[Dataset excerpt]
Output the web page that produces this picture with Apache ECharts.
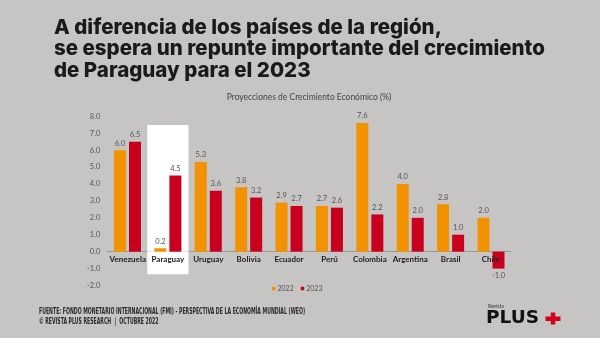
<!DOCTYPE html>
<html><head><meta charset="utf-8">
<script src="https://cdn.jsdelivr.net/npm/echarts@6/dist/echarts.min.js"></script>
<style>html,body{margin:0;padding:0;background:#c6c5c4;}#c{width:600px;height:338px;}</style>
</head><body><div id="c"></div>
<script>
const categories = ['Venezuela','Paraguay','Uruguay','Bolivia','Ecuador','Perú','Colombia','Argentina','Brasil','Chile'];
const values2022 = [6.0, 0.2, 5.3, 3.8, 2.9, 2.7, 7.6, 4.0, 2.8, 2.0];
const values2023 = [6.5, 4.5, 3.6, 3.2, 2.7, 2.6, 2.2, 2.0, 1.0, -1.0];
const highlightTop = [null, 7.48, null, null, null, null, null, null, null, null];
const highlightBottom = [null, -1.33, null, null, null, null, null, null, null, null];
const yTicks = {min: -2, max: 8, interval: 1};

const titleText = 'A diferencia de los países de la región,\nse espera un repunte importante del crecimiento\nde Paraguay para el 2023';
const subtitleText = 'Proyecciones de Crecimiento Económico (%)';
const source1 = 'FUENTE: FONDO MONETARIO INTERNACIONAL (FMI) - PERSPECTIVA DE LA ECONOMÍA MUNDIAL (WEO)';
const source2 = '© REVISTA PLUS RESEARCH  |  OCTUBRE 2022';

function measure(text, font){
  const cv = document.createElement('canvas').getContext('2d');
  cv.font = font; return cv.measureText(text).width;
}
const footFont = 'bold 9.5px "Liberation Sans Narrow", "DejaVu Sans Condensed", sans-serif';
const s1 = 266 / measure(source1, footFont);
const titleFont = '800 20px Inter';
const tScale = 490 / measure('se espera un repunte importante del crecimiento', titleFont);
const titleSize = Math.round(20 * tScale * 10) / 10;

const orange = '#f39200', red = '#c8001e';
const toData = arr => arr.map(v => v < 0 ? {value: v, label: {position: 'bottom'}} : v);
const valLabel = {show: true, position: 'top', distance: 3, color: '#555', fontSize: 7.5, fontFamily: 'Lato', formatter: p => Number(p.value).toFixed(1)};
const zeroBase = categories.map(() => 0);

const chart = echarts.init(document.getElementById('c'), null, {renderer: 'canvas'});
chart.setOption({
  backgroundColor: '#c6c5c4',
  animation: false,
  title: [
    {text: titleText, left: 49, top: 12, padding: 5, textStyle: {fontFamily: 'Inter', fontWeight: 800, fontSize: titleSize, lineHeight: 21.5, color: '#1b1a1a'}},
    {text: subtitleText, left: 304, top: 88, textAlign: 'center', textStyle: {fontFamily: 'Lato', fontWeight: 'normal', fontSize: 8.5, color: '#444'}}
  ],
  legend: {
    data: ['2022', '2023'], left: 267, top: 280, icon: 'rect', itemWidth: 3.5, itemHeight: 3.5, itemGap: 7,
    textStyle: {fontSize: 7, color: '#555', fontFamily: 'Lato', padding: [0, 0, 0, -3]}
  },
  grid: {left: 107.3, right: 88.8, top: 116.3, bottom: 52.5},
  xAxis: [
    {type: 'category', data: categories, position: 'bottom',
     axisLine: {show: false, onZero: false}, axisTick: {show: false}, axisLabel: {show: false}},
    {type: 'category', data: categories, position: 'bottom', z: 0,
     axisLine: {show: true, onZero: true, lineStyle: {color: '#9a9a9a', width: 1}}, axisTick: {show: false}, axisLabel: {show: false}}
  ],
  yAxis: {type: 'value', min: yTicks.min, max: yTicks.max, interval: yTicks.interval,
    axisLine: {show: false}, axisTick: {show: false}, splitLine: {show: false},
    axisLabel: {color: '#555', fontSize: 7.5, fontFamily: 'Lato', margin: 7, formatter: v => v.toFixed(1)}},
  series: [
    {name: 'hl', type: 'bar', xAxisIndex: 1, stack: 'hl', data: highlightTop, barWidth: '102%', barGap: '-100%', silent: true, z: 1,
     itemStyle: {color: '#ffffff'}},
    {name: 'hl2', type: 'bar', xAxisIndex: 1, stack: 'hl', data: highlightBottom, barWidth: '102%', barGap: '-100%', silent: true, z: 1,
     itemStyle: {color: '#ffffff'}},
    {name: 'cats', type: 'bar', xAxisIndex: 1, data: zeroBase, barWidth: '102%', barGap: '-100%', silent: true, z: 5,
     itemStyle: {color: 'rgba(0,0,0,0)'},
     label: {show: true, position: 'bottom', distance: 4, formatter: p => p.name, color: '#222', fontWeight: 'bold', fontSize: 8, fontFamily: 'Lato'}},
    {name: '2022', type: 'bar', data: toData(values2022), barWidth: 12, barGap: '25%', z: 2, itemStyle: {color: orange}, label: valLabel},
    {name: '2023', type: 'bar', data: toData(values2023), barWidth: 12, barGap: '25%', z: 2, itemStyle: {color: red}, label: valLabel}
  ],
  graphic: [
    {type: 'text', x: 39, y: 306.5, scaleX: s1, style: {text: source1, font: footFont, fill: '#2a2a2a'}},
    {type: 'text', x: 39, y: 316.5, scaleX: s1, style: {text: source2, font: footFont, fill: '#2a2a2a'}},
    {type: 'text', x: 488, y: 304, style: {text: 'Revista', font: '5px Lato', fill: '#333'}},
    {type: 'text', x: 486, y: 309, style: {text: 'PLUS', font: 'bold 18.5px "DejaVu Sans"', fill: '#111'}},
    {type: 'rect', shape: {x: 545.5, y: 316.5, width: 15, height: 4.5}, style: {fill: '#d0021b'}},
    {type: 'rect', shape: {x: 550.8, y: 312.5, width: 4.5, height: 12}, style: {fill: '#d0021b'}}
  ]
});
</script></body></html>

--

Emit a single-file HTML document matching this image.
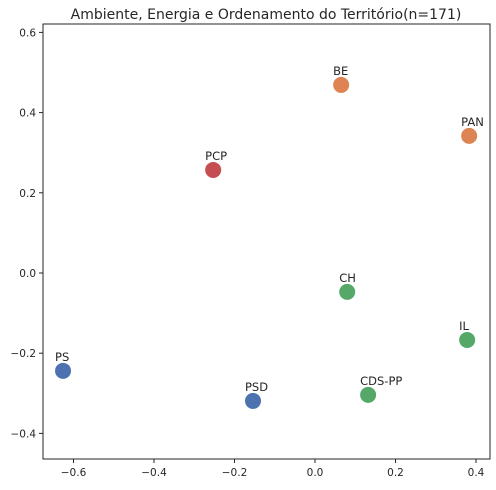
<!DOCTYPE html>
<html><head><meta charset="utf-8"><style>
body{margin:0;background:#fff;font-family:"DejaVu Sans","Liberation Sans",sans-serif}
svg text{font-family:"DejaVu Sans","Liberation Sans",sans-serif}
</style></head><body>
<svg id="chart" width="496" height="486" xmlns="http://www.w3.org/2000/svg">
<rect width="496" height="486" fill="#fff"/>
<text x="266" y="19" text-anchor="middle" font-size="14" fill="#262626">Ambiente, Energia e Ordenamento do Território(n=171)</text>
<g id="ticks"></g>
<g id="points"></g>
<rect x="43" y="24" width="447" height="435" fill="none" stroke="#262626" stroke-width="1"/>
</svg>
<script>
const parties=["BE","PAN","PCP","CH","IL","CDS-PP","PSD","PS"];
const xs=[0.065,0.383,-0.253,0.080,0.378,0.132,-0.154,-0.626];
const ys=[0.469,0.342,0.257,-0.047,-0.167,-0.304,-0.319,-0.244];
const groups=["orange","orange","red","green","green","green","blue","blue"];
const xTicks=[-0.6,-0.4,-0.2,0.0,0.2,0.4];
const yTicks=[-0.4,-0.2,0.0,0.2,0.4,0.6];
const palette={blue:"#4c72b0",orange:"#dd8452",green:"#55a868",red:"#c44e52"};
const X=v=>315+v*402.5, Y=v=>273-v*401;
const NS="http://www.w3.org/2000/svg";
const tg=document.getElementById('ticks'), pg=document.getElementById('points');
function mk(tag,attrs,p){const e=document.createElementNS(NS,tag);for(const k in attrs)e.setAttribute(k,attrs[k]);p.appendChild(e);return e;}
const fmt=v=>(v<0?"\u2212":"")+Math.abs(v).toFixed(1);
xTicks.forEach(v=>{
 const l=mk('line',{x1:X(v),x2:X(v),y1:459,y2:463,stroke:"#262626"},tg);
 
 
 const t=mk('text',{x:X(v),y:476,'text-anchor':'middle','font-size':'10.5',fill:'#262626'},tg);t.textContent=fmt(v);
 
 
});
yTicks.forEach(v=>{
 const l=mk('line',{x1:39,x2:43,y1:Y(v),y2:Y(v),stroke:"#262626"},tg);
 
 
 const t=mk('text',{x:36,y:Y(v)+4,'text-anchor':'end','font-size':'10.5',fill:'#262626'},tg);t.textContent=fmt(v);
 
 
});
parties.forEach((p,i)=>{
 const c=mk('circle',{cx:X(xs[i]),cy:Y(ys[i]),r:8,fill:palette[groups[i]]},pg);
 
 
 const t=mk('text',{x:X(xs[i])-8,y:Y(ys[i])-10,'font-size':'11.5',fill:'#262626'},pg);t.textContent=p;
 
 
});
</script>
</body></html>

- [Set exercise] Where a line in the entries holds "document", copy that line.

- [Written reply]
  const cv = document.createElement('canvas').getContext('2d');
const chart = echarts.init(document.getElementById('c'), null, {renderer: 'canvas'});
Emit a single-file HTML document matching this image.
const tg=document.getElementById('ticks'), pg=document.getElementById('points');
function mk(tag,attrs,p){const e=document.createElementNS(NS,tag);for(const k in attrs)e.setAttribute(k,attrs[k]);p.appendChild(e);return e;}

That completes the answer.